June 11, 2017 0 Comments Other Categories

Real Estate in Vancouver and Toronto

It has been widely debated for years whether the Greater Vancouver and greater Toronto real estate markets will endure a widespread correction. Unless investment and lifestyle mentalities change significantly, they will not.

 

(A) People keep wanting to move to these places at any cost.

e.g. Hippies in Vancouver who just want to smoke weed and work at Starbucks. It’s not uncommon to meet people nearing or into their 30s still riding the bus in the rain but they will pay $2,000/month in rent, or ask Mom and Dad to pay for their $550,000 shoebox condo.

In West Vancouver a little while ago the average home price was $3.5M, but average household income around $83,000. These people are bred from old money, work as just something to do, and will just stay there. The region of greater Vancouver average home price is around $650,000- but average household income around $65,000. It doesn’t make financial sense but people will stay at any cost. They are the type to tell you money does not matter. This keeps the demand for housing up.

(B) Seeing homes as investments rather than their intended purpose- as roofs over their heads

Cash-on-cash returns on many properties in GTA, GVA, are not very good after factoring in illiquidity, maintenance, high property taxes, and high transaction costs. In GVA some people pay $10,000-20,000+ a year in property tax alone. We talk about how something like 15% YoY is crazy but that’s before deducting any of those aforementioned costs. Afterwards, there are many equities that will net you similar returns.

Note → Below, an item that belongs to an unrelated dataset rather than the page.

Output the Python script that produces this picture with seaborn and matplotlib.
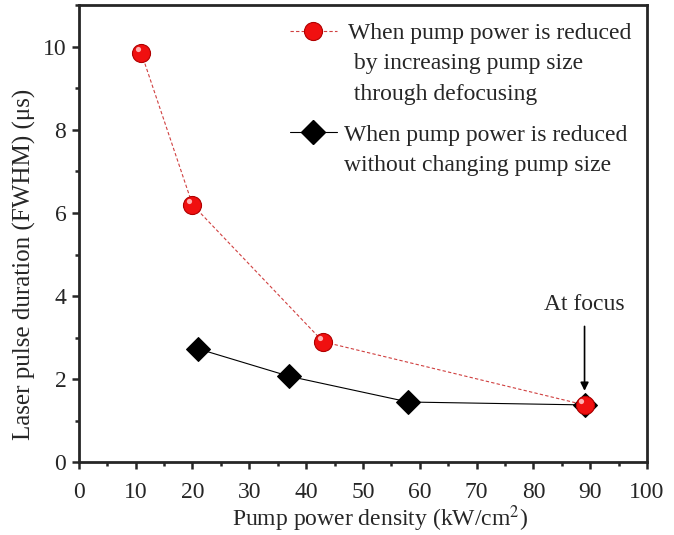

i.e. Some people view real estate as simply another stock, but one that they can actually touch.

Real estate is also less volatile (outside widespread market corrections, where aside from gold mostly everything else also depreciates) compared to things like stocks. Or if it is, the information is not as transparent. The average person is not very disciplined or financially literate, and will simply click “SELL” when he/she wakes up to see a significant portion of the portfolio decline by a couple percent. Even if a given house does get worth less in one month compared to another, he/she probably won’t notice. Lack of volatility is something a lot of people will pay for.

And there you have something else people will pay for- tangibility. Psychologically, something you can touch is more pleasing than something you cannot.

There is a lot of financial nonsense in the investing world and a common one is people accepting a lower return for something that they can touch or follows a more linear appreciation curve.

People just park their money in these places as an avenue of diversification away from equities, but the market will look for “adequate” returns.

Now is it stupid, IMO it is. But the average person is not very bright, disciplined, or inclined to do their research, for that matter.